Originally posted: 2018-08-11. View source code for this page here.
In government and beyond, organisations are aiming to become more data driven. The widespread adoption of data science approaches throughout analytical teams is key to achieving these aims. However, the value of data science is often understood too narrowly, and a misplaced focus can cause businesses to miss out on the most significant benefits.
This post describes how data science provides a new approach to tackling analytical problems. This approach can be used by all analysts, and results in a sustained increase in efficiency, quality of analysis, impact, and the pace of analytical innovation. I call it post-hype data science.
For me, data science boils down to applying the most powerful tools, techniques and ways of working to solve analytical problems. Most of the value comes from applying new ways of working and better tools to traditional problems, rather than through the application of the cutting edge techniques like machine learning and neural networks, which are sometimes seen as synonymous with data science.
If data science is really just a new way of working, what explains its dramatic rise in recent years? It’s a consequence of a rapid and radical improvement in the analysts’ toolset, which enable this new workflow. Free and open source tools like R and Python are now the most popular tools used by data scientists, and are some of the world’s fastest growing programming languages. ‘Social Coding’ tools like Github, which greatly facilitate collaboration between analysts who may never have met in person, have become enormously more popular in the last decade.
Across multiple disciplines, analysts are finding that these tools can lead to radically different ways of working. For instance, in academia, the reproducibility crisis is leading academics to question the traditional approach to publishing papers, and a leading economist has recently said that open source data science tools are “well on the way to becoming a standard for exchanging research results¹.”
For an analytical result to be useful, we need to know three things:
Historically, analysts have solved these problems with a customer-facing write up, a technical write up, and a quality assurance log — standalone documents written mainly in prose. The analysis itself has been conducted separately, most often in Excel and VBA. This package of documents underpins Analytical Quality Assurance (AQA), and is also essential for corporate knowledge retention.
This approach works, but it is time consuming, and difficult to iterate. Each element needs to be updated or recreated as things change, and we risk the documents getting out of sync with each other. Since copies of data are often embedded in the same spreadsheet as the main logic, the code cannot be shared widely for data security reasons, resulting in analytical projects being held in silos.
The approach taken by data scientists is different. We believe that the most precise and succinct statement of a method is computer code which, when run, transforms the ‘raw materials’ (data and assumptions) into an analytical result.
This new way of working is an improvement because:
By enabling much faster iteration with greater confidence of quality, analysts can deliver more relevant evidence faster.

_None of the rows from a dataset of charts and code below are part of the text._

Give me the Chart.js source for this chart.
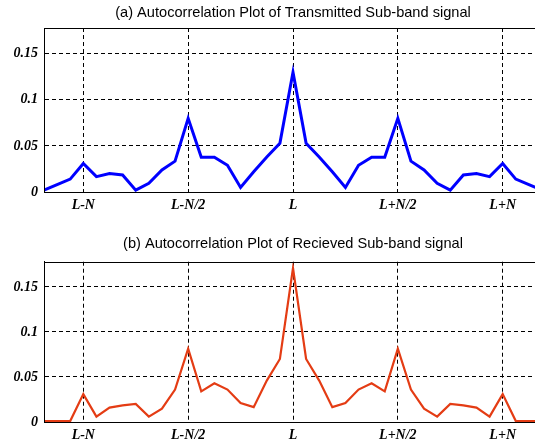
<!DOCTYPE html>
<html>
<head>
<meta charset="utf-8">
<script src="https://cdn.jsdelivr.net/npm/chart.js@4.4.0/dist/chart.umd.min.js"></script>
<style>
  html, body { margin: 0; padding: 0; background: #fff; overflow: hidden; }
  .box { position: absolute; left: 0; width: 548px; height: 216px; }
</style>
</head>
<body>
<div class="box" style="top:0px"><canvas id="txChart"></canvas></div>
<div class="box" style="top:230px"><canvas id="rxChart"></canvas></div>
<script>
// lag offsets around L (samples), N = 16
const lags = [-19, -18, -17, -16, -15, -14, -13, -12, -11, -10, -9, -8, -7, -6, -5, -4, -3, -2, -1,
  0, 1, 2, 3, 4, 5, 6, 7, 8, 9, 10, 11, 12, 13, 14, 15, 16, 17, 18, 19];

const transmitted = [0.002, 0.008, 0.014, 0.031, 0.0167, 0.020, 0.0185, 0.002, 0.0094, 0.024,
  0.0335, 0.080, 0.0377, 0.0377, 0.029, 0.005, 0.022, 0.038, 0.053,
  0.130,
  0.053, 0.038, 0.022, 0.005, 0.029, 0.0377, 0.0377, 0.080, 0.0335, 0.024,
  0.0094, 0.002, 0.0185, 0.020, 0.0167, 0.031, 0.014, 0.008, 0.002];

const received = [0.001, 0.001, 0.001, 0.031, 0.006, 0.016, 0.0185, 0.020, 0.006, 0.0148,
  0.036, 0.0815, 0.034, 0.043, 0.036, 0.021, 0.0165, 0.046, 0.070,
  0.171,
  0.070, 0.046, 0.0165, 0.021, 0.036, 0.043, 0.034, 0.0815, 0.036, 0.0148,
  0.006, 0.020, 0.0185, 0.016, 0.006, 0.031, 0.001, 0.001, 0.001];

const xTickValues = [-16, -8, 0, 8, 16];
const xTickLabels = ['L-N', 'L-N/2', 'L', 'L+N/2', 'L+N'];
const yTickValues = [0, 0.05, 0.1, 0.15];
const yTickLabels = ['0', '0.05', '0.1', '0.15'];

const tickFont = { family: '"Liberation Serif", "Times New Roman", serif', size: 14, style: 'italic', weight: 'bold' };

// closes the axes box (top and right edges)
const frame = {
  id: 'frame',
  afterDraw(chart) {
    const a = chart.chartArea, c = chart.ctx;
    c.save();
    c.strokeStyle = '#000';
    c.lineWidth = 1;
    c.strokeRect(Math.round(a.left) + 0.5, Math.round(a.top) + 0.5,
      Math.round(a.right - a.left), Math.round(a.bottom - a.top));
    c.restore();
  }
};

function makeChart(id, title, values, color, width, titlePad) {
  return new Chart(document.getElementById(id).getContext('2d'), {
    type: 'line',
    data: {
      datasets: [{
        data: lags.map((x, i) => ({ x: x, y: values[i] })),
        borderColor: color,
        borderWidth: width,
        pointRadius: 0,
        tension: 0,
        fill: false
      }]
    },
    options: {
      responsive: true,
      maintainAspectRatio: false,
      animation: false,
      layout: { padding: { left: 0, right: 6, top: 0, bottom: 0 } },
      plugins: {
        legend: { display: false },
        tooltip: { enabled: false },
        title: {
          display: true,
          text: title,
          fullSize: false,
          color: '#000',
          font: { family: '"Liberation Sans", Arial, sans-serif', size: 14.6, weight: 'normal' },
          padding: titlePad
        }
      },
      scales: {
        x: {
          type: 'linear',
          min: -19,
          max: 19,
          afterBuildTicks: s => { s.ticks = xTickValues.map(v => ({ value: v })); },
          afterFit: s => { s.height = 24; },
          ticks: {
            color: '#000',
            font: tickFont,
            padding: 5,
            maxRotation: 0,
            callback: v => xTickLabels[xTickValues.indexOf(v)]
          },
          grid: { color: '#000', lineWidth: 1, drawTicks: false },
          border: { display: true, color: '#000', dash: [4, 3] }
        },
        y: {
          min: 0,
          max: 0.178,
          afterBuildTicks: s => { s.ticks = yTickValues.map(v => ({ value: v })); },
          afterFit: s => { s.width = 44; },
          ticks: {
            color: '#000',
            font: tickFont,
            padding: 6,
            callback: v => yTickLabels[yTickValues.indexOf(v)]
          },
          grid: { color: '#000', lineWidth: 1, drawTicks: false },
          border: { display: true, color: '#000', dash: [4, 3] }
        }
      }
    },
    plugins: [frame]
  });
}

makeChart('txChart', '(a) Autocorrelation Plot of Transmitted Sub-band signal',
  transmitted, '#0000ff', 3, { top: 4, bottom: 6.5 });
makeChart('rxChart', '(b) Autocorrelation Plot of Recieved Sub-band signal',
  received, '#e43c14', 2.2, { top: 5.5, bottom: 8.7 });
</script>
</body>
</html>
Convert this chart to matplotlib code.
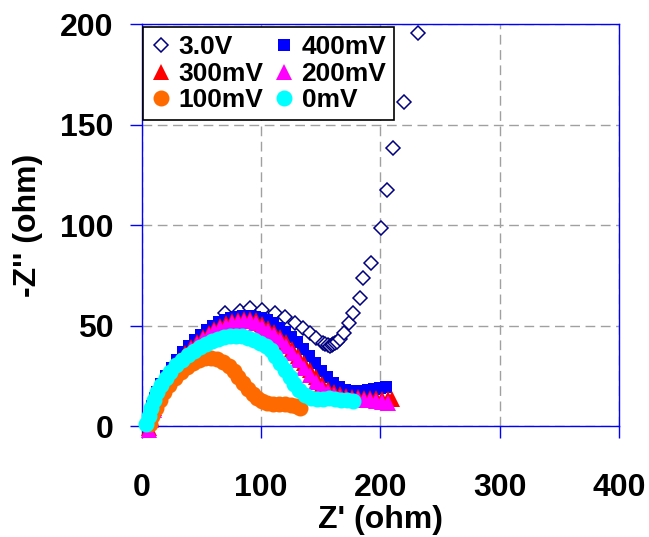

This new workflow also enables analysis to be embedded more widely in organisations — into situations where speed is critical. For example, operational decision makers often data to be up-to-date for analysis to be useful to them. This is only possible when the analytical process is fully automated and reproducible.
Data scientists’ heavier reliance on high-quality, reproducible code has unlocked an explosion in the sharing and re-use of analytical work. As data scientists, we have a tangible sense of being part of a worldwide community who are empowered to continuously improve our own tools. For example, there are now over 10,000 R ‘packages’ — reusable chunks of code and analysis, which can be downloaded and used for free².
Re-use is great for saving time, but some of the biggest benefits relate to its ability to help us manage complexity, create a better division of labour, and incrementally increase quality. By creating small, high quality code libraries which can be re-used in new analytical projects, analysts can quickly assemble these ‘lego blocks’ into powerful new results using surprisingly little code, which in turn makes new work easier to understand. Since these ‘lego blocks’ are re-used in multiple projects, any improvements can result in widespread benefits.
The result is a sustained increase in analytical innovation. We can continuously improve the quality and power of our models, rather than reinventing the wheel in different organisations or teams at different times³.
At an organisational level, the transition to new skills and ways of working is a huge challenge, and I may write about it separately.
However, as an individual analyst, one of the the most exciting things about data science is that the tools and high quality training materials are available online for free. Building a data science skillset requires time and dedication, but doesn’t necessarily need the kind of expensive classroom-based courses that are often needed for proprietary tools.
You can begin your journey by trying out some of the most powerful data science tools in your web browser by clicking this link⁴. You can find the cross government data science community’s list of free, high quality learning resource for Python and R here and here. What are you waiting for?
¹ To get a sense of the power of this software, you can run the analysis behind a recent Nobel Prize winning physics paper in a web browser with no special software here.
² We see this — for example — in the outstanding tidyxl package, which was written by Duncan Garmonsway at GDS.
³ You can read more about the benefits of coding in the open here.
⁴ May be blocked on some corporate IT systems, but will work at home or on your smartphone!